[Task to complete] Without the pictures, write out all the lines below exactly as they appear.

** START OF Raw data **

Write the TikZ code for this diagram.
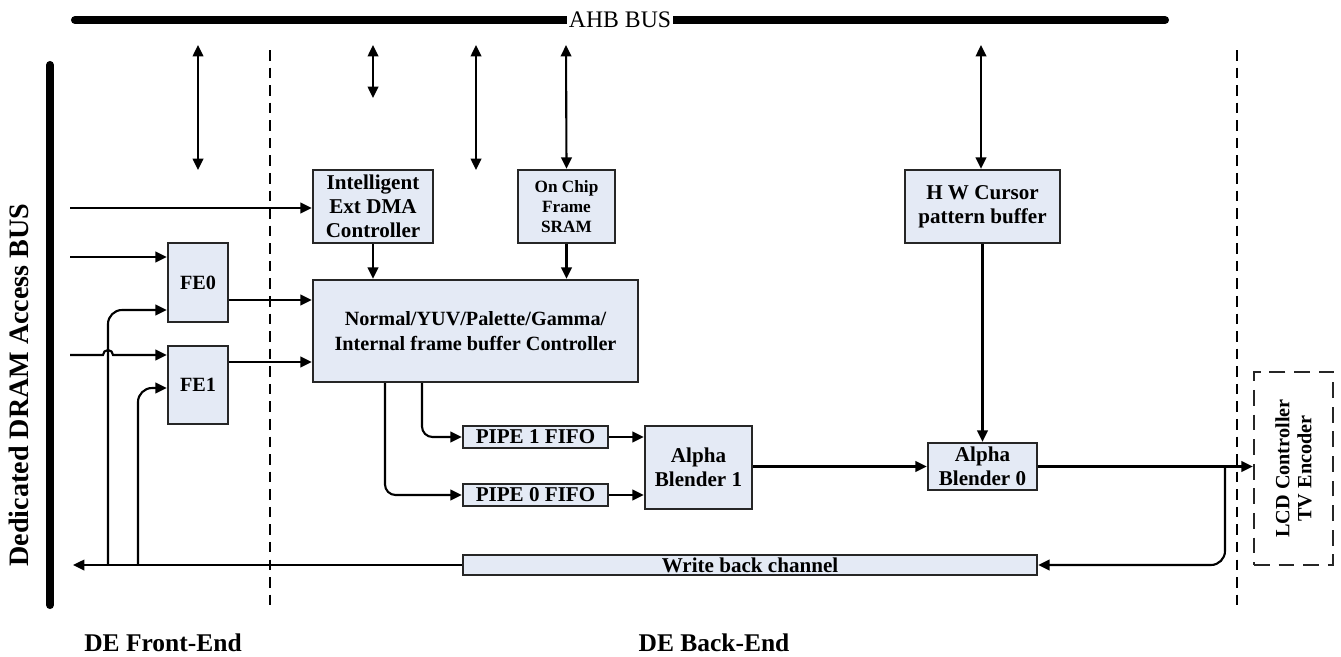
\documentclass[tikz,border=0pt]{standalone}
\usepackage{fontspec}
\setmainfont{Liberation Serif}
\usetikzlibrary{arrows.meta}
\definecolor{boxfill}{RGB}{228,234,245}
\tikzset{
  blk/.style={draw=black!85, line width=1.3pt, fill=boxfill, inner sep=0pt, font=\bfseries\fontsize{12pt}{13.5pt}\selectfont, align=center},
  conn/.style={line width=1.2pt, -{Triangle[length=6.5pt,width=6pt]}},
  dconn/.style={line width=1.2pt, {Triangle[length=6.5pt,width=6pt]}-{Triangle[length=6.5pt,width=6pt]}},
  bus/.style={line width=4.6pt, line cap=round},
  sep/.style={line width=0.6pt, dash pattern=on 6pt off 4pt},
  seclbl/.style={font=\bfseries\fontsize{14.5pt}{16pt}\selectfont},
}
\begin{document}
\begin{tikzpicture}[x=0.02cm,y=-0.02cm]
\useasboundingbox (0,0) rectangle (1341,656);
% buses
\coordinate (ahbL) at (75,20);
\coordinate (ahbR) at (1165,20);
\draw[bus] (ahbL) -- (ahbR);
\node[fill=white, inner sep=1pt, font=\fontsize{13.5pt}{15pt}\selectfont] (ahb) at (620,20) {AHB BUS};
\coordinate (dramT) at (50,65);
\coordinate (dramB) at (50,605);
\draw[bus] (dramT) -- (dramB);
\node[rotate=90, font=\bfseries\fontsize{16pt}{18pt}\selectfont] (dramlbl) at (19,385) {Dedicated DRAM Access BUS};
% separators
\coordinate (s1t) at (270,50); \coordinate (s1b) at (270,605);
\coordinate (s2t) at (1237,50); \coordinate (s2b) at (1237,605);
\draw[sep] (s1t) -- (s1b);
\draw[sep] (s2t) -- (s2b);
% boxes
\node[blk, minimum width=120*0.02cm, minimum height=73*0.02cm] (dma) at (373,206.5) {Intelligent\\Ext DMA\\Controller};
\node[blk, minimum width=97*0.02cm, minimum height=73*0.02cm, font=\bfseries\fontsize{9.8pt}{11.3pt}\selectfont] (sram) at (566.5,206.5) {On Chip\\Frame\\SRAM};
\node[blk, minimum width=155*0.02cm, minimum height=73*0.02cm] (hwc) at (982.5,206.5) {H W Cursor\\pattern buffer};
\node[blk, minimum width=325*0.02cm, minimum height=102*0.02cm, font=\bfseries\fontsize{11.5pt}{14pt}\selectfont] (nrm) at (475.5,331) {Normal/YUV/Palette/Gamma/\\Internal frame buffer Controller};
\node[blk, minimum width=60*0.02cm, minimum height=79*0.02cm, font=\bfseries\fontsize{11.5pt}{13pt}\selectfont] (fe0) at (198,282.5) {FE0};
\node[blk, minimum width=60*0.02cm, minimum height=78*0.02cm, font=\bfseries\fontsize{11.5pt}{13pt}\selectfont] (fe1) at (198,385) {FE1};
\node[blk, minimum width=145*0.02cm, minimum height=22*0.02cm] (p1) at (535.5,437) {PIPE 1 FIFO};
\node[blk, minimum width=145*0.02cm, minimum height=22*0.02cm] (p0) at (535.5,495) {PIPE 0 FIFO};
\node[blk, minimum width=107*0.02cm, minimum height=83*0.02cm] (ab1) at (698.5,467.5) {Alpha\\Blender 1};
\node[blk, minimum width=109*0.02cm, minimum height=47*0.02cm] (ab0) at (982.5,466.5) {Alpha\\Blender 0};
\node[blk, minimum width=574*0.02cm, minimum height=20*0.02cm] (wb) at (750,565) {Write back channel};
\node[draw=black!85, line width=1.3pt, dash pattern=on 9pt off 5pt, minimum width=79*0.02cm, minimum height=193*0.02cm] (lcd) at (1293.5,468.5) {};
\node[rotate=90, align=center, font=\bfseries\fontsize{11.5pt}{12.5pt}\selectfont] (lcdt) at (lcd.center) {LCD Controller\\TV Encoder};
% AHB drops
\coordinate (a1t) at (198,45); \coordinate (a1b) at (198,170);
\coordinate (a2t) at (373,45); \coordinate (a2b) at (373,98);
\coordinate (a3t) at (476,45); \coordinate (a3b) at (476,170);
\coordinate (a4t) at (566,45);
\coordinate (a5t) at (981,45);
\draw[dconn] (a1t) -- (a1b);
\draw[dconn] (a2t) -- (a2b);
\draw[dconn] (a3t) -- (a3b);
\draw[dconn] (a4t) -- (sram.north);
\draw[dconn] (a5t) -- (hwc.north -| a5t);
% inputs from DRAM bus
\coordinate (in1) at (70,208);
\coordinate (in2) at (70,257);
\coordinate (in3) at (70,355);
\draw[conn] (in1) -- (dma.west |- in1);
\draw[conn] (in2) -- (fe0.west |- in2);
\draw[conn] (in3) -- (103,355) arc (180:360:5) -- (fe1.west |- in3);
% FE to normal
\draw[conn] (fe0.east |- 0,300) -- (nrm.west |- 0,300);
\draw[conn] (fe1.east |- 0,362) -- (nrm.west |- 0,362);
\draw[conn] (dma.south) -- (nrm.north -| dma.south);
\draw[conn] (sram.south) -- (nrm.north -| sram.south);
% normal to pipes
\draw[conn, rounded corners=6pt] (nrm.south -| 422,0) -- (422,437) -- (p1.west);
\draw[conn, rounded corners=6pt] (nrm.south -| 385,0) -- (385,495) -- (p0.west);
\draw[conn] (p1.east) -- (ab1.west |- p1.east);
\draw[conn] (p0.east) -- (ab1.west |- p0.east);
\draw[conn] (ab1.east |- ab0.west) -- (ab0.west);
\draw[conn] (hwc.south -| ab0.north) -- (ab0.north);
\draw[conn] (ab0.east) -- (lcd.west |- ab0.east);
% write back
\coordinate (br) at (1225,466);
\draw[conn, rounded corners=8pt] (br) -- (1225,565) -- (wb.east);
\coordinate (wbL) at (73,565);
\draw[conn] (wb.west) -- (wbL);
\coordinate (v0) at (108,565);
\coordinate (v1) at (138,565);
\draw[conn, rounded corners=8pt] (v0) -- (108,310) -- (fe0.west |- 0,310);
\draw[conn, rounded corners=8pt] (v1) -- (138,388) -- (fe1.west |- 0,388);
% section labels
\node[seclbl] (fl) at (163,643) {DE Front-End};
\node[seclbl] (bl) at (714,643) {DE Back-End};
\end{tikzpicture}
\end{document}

** END OF Raw data **

[The reply]
Write the TikZ code for this diagram.
\documentclass[tikz,border=0pt]{standalone}
\usepackage{fontspec}
\setmainfont{Liberation Serif}
\usetikzlibrary{arrows.meta}
\definecolor{boxfill}{RGB}{228,234,245}
\tikzset{
  blk/.style={draw=black!85, line width=1.3pt, fill=boxfill, inner sep=0pt, font=\bfseries\fontsize{12pt}{13.5pt}\selectfont, align=center},
  conn/.style={line width=1.2pt, -{Triangle[length=6.5pt,width=6pt]}},
  dconn/.style={line width=1.2pt, {Triangle[length=6.5pt,width=6pt]}-{Triangle[length=6.5pt,width=6pt]}},
  bus/.style={line width=4.6pt, line cap=round},
  sep/.style={line width=0.6pt, dash pattern=on 6pt off 4pt},
  seclbl/.style={font=\bfseries\fontsize{14.5pt}{16pt}\selectfont},
}
\begin{document}
\begin{tikzpicture}[x=0.02cm,y=-0.02cm]
\useasboundingbox (0,0) rectangle (1341,656);
% buses
\coordinate (ahbL) at (75,20);
\coordinate (ahbR) at (1165,20);
\draw[bus] (ahbL) -- (ahbR);
\node[fill=white, inner sep=1pt, font=\fontsize{13.5pt}{15pt}\selectfont] (ahb) at (620,20) {AHB BUS};
\coordinate (dramT) at (50,65);
\coordinate (dramB) at (50,605);
\draw[bus] (dramT) -- (dramB);
\node[rotate=90, font=\bfseries\fontsize{16pt}{18pt}\selectfont] (dramlbl) at (19,385) {Dedicated DRAM Access BUS};
% separators
\coordinate (s1t) at (270,50); \coordinate (s1b) at (270,605);
\coordinate (s2t) at (1237,50); \coordinate (s2b) at (1237,605);
\draw[sep] (s1t) -- (s1b);
\draw[sep] (s2t) -- (s2b);
% boxes
\node[blk, minimum width=120*0.02cm, minimum height=73*0.02cm] (dma) at (373,206.5) {Intelligent\\Ext DMA\\Controller};
\node[blk, minimum width=97*0.02cm, minimum height=73*0.02cm, font=\bfseries\fontsize{9.8pt}{11.3pt}\selectfont] (sram) at (566.5,206.5) {On Chip\\Frame\\SRAM};
\node[blk, minimum width=155*0.02cm, minimum height=73*0.02cm] (hwc) at (982.5,206.5) {H W Cursor\\pattern buffer};
\node[blk, minimum width=325*0.02cm, minimum height=102*0.02cm, font=\bfseries\fontsize{11.5pt}{14pt}\selectfont] (nrm) at (475.5,331) {Normal/YUV/Palette/Gamma/\\Internal frame buffer Controller};
\node[blk, minimum width=60*0.02cm, minimum height=79*0.02cm, font=\bfseries\fontsize{11.5pt}{13pt}\selectfont] (fe0) at (198,282.5) {FE0};
\node[blk, minimum width=60*0.02cm, minimum height=78*0.02cm, font=\bfseries\fontsize{11.5pt}{13pt}\selectfont] (fe1) at (198,385) {FE1};
\node[blk, minimum width=145*0.02cm, minimum height=22*0.02cm] (p1) at (535.5,437) {PIPE 1 FIFO};
\node[blk, minimum width=145*0.02cm, minimum height=22*0.02cm] (p0) at (535.5,495) {PIPE 0 FIFO};
\node[blk, minimum width=107*0.02cm, minimum height=83*0.02cm] (ab1) at (698.5,467.5) {Alpha\\Blender 1};
\node[blk, minimum width=109*0.02cm, minimum height=47*0.02cm] (ab0) at (982.5,466.5) {Alpha\\Blender 0};
\node[blk, minimum width=574*0.02cm, minimum height=20*0.02cm] (wb) at (750,565) {Write back channel};
\node[draw=black!85, line width=1.3pt, dash pattern=on 9pt off 5pt, minimum width=79*0.02cm, minimum height=193*0.02cm] (lcd) at (1293.5,468.5) {};
\node[rotate=90, align=center, font=\bfseries\fontsize{11.5pt}{12.5pt}\selectfont] (lcdt) at (lcd.center) {LCD Controller\\TV Encoder};
% AHB drops
\coordinate (a1t) at (198,45); \coordinate (a1b) at (198,170);
\coordinate (a2t) at (373,45); \coordinate (a2b) at (373,98);
\coordinate (a3t) at (476,45); \coordinate (a3b) at (476,170);
\coordinate (a4t) at (566,45);
\coordinate (a5t) at (981,45);
\draw[dconn] (a1t) -- (a1b);
\draw[dconn] (a2t) -- (a2b);
\draw[dconn] (a3t) -- (a3b);
\draw[dconn] (a4t) -- (sram.north);
\draw[dconn] (a5t) -- (hwc.north -| a5t);
% inputs from DRAM bus
\coordinate (in1) at (70,208);
\coordinate (in2) at (70,257);
\coordinate (in3) at (70,355);
\draw[conn] (in1) -- (dma.west |- in1);
\draw[conn] (in2) -- (fe0.west |- in2);
\draw[conn] (in3) -- (103,355) arc (180:360:5) -- (fe1.west |- in3);
% FE to normal
\draw[conn] (fe0.east |- 0,300) -- (nrm.west |- 0,300);
\draw[conn] (fe1.east |- 0,362) -- (nrm.west |- 0,362);
\draw[conn] (dma.south) -- (nrm.north -| dma.south);
\draw[conn] (sram.south) -- (nrm.north -| sram.south);
% normal to pipes
\draw[conn, rounded corners=6pt] (nrm.south -| 422,0) -- (422,437) -- (p1.west);
\draw[conn, rounded corners=6pt] (nrm.south -| 385,0) -- (385,495) -- (p0.west);
\draw[conn] (p1.east) -- (ab1.west |- p1.east);
\draw[conn] (p0.east) -- (ab1.west |- p0.east);
\draw[conn] (ab1.east |- ab0.west) -- (ab0.west);
\draw[conn] (hwc.south -| ab0.north) -- (ab0.north);
\draw[conn] (ab0.east) -- (lcd.west |- ab0.east);
% write back
\coordinate (br) at (1225,466);
\draw[conn, rounded corners=8pt] (br) -- (1225,565) -- (wb.east);
\coordinate (wbL) at (73,565);
\draw[conn] (wb.west) -- (wbL);
\coordinate (v0) at (108,565);
\coordinate (v1) at (138,565);
\draw[conn, rounded corners=8pt] (v0) -- (108,310) -- (fe0.west |- 0,310);
\draw[conn, rounded corners=8pt] (v1) -- (138,388) -- (fe1.west |- 0,388);
% section labels
\node[seclbl] (fl) at (163,643) {DE Front-End};
\node[seclbl] (bl) at (714,643) {DE Back-End};
\end{tikzpicture}
\end{document}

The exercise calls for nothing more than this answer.